I am just back from a visit to my son in Chicago and the rest of my family in Alabama, and am still frazzled — I’m definitely out of traveling shape. Moving around the country was simultaneously delightful, exhausting, and (sometimes) disconcerting. One of the disconcerting elements was the almost complete absence of masks in Alabama, the least-vaccinated state in the USA. I’m now back in Waco, which seems by comparison to offer a model of responsible masking. As a native of Alabama, I want to say to my people back there: Just get vaccinated, and then ditch the masks.
Anyway, here are a few things I might write about at greater length if I were a little more coherent and energetic.
My friend the Rev. Jessica Martin has begun her Bampton Lectures at Oxford, and all signs point to a brilliant set of discourses. I am looking forward to listening to them all and talking copious notes.
Re: this thoughtful post by another dear friend, Adam Roberts, if I were to write an essay for the Journal of Controversial Ideas I would make the argument that “gender” is a word that is meaningful only in the context of grammar.

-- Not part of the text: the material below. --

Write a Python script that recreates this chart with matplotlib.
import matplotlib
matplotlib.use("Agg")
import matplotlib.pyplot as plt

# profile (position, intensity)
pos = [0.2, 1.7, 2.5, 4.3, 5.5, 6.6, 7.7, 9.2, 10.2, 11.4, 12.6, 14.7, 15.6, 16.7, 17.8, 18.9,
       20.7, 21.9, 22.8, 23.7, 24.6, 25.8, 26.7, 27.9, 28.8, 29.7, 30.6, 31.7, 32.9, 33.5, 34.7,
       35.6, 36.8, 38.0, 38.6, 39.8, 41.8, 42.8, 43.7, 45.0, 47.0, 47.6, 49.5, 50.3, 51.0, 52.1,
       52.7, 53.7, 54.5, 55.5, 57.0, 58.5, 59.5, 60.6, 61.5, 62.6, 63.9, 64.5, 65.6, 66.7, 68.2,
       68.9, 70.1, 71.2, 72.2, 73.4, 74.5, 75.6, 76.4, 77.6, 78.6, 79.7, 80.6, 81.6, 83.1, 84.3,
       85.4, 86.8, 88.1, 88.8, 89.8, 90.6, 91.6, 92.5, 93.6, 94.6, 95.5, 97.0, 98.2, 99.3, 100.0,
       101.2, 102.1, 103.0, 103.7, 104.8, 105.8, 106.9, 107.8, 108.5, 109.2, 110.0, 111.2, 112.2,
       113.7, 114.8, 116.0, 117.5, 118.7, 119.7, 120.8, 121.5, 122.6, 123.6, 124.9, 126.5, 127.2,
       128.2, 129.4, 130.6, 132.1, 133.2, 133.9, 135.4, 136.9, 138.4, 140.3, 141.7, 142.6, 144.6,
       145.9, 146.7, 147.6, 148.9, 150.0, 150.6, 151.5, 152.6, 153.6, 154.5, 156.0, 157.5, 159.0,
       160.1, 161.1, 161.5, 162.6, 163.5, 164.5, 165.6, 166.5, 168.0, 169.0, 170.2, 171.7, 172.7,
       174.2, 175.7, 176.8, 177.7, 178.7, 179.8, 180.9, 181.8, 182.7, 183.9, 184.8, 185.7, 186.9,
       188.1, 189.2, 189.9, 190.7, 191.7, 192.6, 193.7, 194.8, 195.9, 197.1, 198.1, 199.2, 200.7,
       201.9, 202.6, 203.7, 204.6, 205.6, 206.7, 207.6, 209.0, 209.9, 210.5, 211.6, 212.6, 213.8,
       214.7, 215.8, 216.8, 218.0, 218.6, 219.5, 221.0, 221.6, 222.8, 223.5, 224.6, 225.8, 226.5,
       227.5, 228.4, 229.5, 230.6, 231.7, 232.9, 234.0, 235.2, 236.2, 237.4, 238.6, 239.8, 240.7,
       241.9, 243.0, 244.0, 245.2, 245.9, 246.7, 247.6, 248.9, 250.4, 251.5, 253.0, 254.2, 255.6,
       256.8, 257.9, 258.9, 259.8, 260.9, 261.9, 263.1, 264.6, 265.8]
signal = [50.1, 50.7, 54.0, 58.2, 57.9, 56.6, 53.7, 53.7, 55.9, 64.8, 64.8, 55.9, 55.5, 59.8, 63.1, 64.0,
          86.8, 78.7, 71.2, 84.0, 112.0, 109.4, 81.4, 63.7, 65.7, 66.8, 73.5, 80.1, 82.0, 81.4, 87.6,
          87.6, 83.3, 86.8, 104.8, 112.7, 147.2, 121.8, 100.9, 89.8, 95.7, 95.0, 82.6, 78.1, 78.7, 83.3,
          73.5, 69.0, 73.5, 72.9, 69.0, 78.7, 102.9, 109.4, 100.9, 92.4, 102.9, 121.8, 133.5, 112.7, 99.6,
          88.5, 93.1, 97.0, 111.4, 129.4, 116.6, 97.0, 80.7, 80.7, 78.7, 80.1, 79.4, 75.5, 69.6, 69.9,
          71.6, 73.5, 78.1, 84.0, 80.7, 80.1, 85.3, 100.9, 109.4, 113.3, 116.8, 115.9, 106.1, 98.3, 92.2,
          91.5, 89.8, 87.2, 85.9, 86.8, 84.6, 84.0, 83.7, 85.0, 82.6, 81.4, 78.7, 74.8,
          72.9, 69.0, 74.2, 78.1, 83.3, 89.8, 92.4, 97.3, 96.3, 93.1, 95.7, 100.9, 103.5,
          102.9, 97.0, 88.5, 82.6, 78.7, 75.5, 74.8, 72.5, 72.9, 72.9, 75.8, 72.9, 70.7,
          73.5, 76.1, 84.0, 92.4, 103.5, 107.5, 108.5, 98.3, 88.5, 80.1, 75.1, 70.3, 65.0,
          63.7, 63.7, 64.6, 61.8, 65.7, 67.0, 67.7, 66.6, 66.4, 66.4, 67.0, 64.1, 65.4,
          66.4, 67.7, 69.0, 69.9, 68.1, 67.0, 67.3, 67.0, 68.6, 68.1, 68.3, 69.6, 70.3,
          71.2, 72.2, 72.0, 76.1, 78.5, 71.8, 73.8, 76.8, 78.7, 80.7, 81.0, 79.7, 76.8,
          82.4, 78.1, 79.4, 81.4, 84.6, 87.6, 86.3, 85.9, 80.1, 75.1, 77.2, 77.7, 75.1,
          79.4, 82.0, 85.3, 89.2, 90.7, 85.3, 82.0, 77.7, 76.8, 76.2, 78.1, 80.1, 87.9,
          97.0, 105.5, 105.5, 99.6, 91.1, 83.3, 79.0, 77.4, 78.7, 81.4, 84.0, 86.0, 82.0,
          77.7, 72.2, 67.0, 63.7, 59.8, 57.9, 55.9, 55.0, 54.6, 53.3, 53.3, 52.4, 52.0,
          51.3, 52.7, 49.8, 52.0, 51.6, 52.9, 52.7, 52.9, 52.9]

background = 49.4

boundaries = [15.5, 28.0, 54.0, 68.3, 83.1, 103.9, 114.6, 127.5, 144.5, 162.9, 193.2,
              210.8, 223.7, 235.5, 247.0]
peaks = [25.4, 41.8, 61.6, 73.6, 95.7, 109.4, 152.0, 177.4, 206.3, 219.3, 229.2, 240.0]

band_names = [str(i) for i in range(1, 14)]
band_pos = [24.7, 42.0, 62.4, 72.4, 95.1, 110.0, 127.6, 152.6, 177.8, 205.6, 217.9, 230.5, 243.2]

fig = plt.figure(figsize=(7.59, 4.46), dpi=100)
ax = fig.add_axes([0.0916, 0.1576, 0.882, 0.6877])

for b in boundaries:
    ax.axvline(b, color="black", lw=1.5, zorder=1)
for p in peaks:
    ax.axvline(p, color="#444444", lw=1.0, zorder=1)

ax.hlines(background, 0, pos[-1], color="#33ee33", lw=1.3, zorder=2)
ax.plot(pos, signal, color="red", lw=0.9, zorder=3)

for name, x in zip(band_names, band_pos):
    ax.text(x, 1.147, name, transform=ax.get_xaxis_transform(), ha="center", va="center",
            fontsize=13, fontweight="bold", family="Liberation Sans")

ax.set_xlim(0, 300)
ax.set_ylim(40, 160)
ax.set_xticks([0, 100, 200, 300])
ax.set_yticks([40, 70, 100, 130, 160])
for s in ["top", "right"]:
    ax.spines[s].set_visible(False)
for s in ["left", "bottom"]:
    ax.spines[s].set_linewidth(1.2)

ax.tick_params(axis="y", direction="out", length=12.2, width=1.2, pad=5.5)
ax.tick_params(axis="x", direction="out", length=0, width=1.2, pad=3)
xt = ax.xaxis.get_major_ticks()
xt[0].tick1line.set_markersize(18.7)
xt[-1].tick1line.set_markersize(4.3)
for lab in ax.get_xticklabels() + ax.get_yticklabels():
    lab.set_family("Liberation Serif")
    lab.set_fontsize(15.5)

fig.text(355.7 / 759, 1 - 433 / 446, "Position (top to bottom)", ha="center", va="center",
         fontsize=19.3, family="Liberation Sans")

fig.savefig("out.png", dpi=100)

Yet another dear friend — I have so many smart friends! They are amazing! — Rick Gibson, writes in the Hedgehog Review about “the newest inhabitants of ‘liquid modernity.’” I’ll definitely comment further on this one.
Ted Gioia: “We have nurtured two sharply contrasting musical cultures over thousands of years. One celebrates conciliation and the settled life of the rural world, while the other revels in the nomadic triumphs of the fierce and passionate human predator.” Country music is for herders and their animals; drum-driven rock is for predators.

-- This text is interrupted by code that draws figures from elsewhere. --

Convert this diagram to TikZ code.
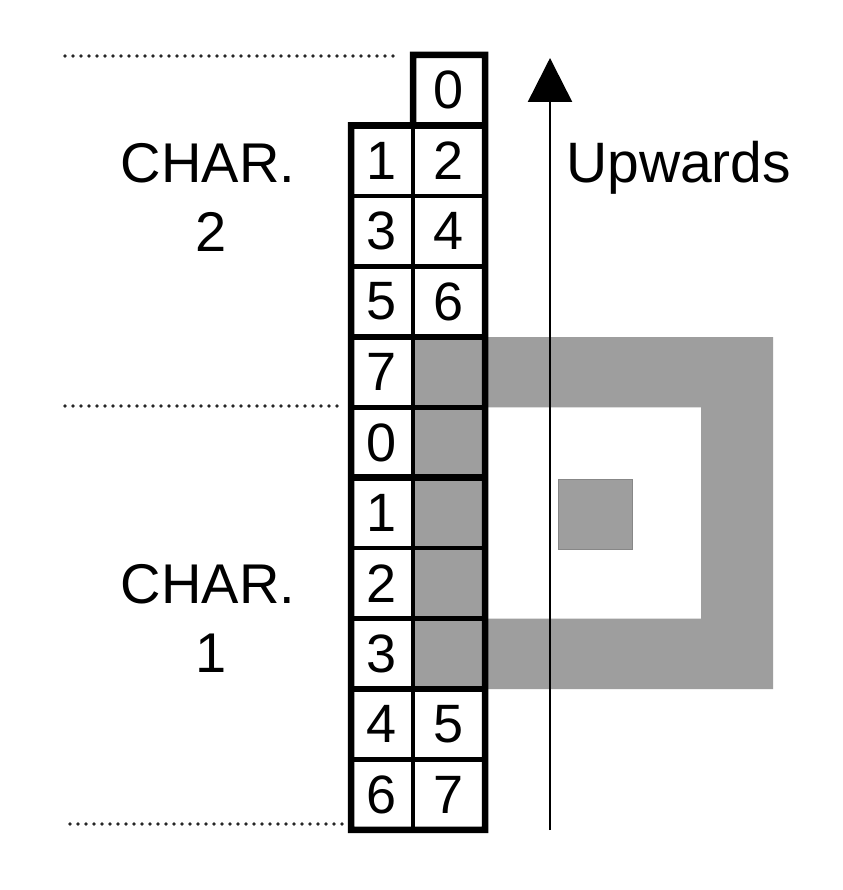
\documentclass[tikz,border=0pt]{standalone}
\usepackage{fontspec}
\setmainfont{Liberation Sans}
\usetikzlibrary{arrows.meta}
\definecolor{greyc}{RGB}{158,158,158}
\definecolor{greyedge}{RGB}{135,135,135}
\begin{document}
\begin{tikzpicture}[x=1pt,y=-1pt,
  cell/.style={draw=black,line width=4.5pt,inner sep=0pt,outer sep=0pt,font=\fontsize{54}{54}\selectfont},
  lcell/.style={cell,minimum width=62pt,minimum height=70.45pt},
  rcell/.style={cell,minimum width=72pt,minimum height=70.45pt},
  greycell/.style={rcell,fill=greyc},
  thickline/.style={line width=6.5pt,line cap=rect},
  dots/.style={line width=3.6pt,line cap=round,dash pattern=on 0pt off 8pt,black!85},
  label/.style={font=\fontsize{56}{56}\selectfont,inner sep=0pt,anchor=base},
  upstyle/.style={line width=2.5pt,-{Triangle[width=44pt,length=44pt]}}]
\useasboundingbox (0,0) rectangle (842,890);
\fill[white] (0,0) rectangle (842,890);

% grey C-shape and small square
\fill[greyc] (485,337) -- (773,337) -- (773,689) -- (485,689) -- (485,618.6)
  -- (701,618.6) -- (701,407.25) -- (485,407.25) -- cycle;
\filldraw[fill=greyc,draw=greyedge,line width=0.8pt] (558,479) rectangle (632,549);

% right column
\node[rcell] (r0) at (449,90.225) {0};
\node[rcell] (r1) at (449,160.675) {2};
\node[rcell] (r2) at (449,231.125) {4};
\node[rcell] (r3) at (449,301.575) {6};
\node[greycell] (r4) at (449,372.025) {};
\node[greycell] (r5) at (449,442.475) {};
\node[greycell] (r6) at (449,512.925) {};
\node[greycell] (r7) at (449,583.375) {};
\node[greycell] (r8) at (449,653.825) {};
\node[rcell] (r9) at (449,724.275) {5};
\node[rcell] (r10) at (449,794.725) {7};

% left column
\node[lcell] (l1) at (382,160.675) {1};
\node[lcell] (l2) at (382,231.125) {3};
\node[lcell] (l3) at (382,301.575) {5};
\node[lcell] (l4) at (382,372.025) {7};
\node[lcell] (l5) at (382,442.475) {0};
\node[lcell] (l6) at (382,512.925) {1};
\node[lcell] (l7) at (382,583.375) {2};
\node[lcell] (l8) at (382,653.825) {3};
\node[lcell] (l9) at (382,724.275) {4};
\node[lcell] (l10) at (382,794.725) {6};

% thick outline and group separators
\draw[thickline,line join=miter] (r0.north west) -- (r0.north east) -- (r10.south east)
  -- (l10.south west) -- (l1.north west) -- (r0.south west) -- cycle;
\draw[thickline] (l1.north west) -- (r1.north east);
\draw[thickline] (l4.north west) -- (r4.north east);
\draw[thickline] (l6.north west) -- (r6.north east);
\draw[thickline] (l9.north west) -- (r9.north east);

% dotted guide lines
\coordinate (d1a) at (65,56);
\coordinate (d1b) at (393,56);
\coordinate (d2a) at (65,406);
\coordinate (d2b) at (337,406);
\coordinate (d3a) at (70,824);
\coordinate (d3b) at (345,824);
\draw[dots] (d1a) -- (d1b);
\draw[dots] (d2a) -- (d2b);
\draw[dots] (d3a) -- (d3b);

% upwards arrow
\coordinate (afoot) at (550,830);
\coordinate (atip) at (550,58);
\draw[upstyle] (afoot) -- (atip);
\node[label,anchor=base west,font=\fontsize{57}{57}\selectfont] (up) at (566,183) {Upwards};

% character labels
\node[label] (c2a) at (208,183) {CHAR.};
\node[label] (c2b) at (211,252) {2};
\node[label] (c1a) at (208,603) {CHAR.};
\node[label] (c1b) at (211,672) {1};
\end{tikzpicture}
\end{document}
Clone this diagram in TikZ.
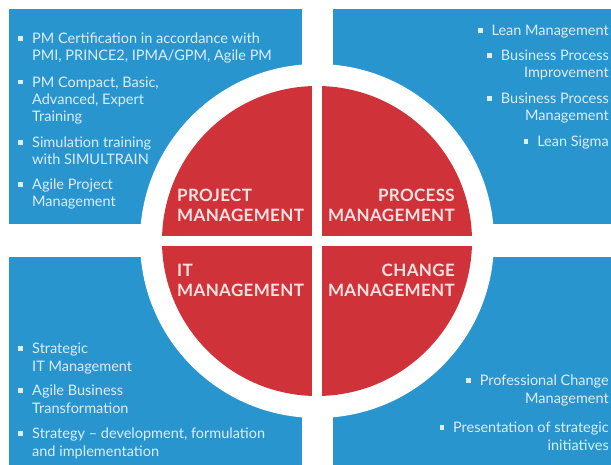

Every summer needs a song, and pretty obviously this is the one for 2021. One note: it’s significant that Lake Street Dive has been around for about a decade and is very much an indie band. How can you tell? Because the song begins with a slow intro before kicking into that irresistible groove. A song calculated to maximize streaming-service revenue would never do that: because Spotify only pays artists for listens of 30 seconds or more, studios are forcing their songwriters to frontload their songs’ choruses. “Hypotheticals” as a composition is a relic of the past; we’ll get fewer and fewer songs structured that way. Another reason — along with that sweet groove and Rachael Price’s amazing voice — to appreciate a terrific pop-R&B throwback number.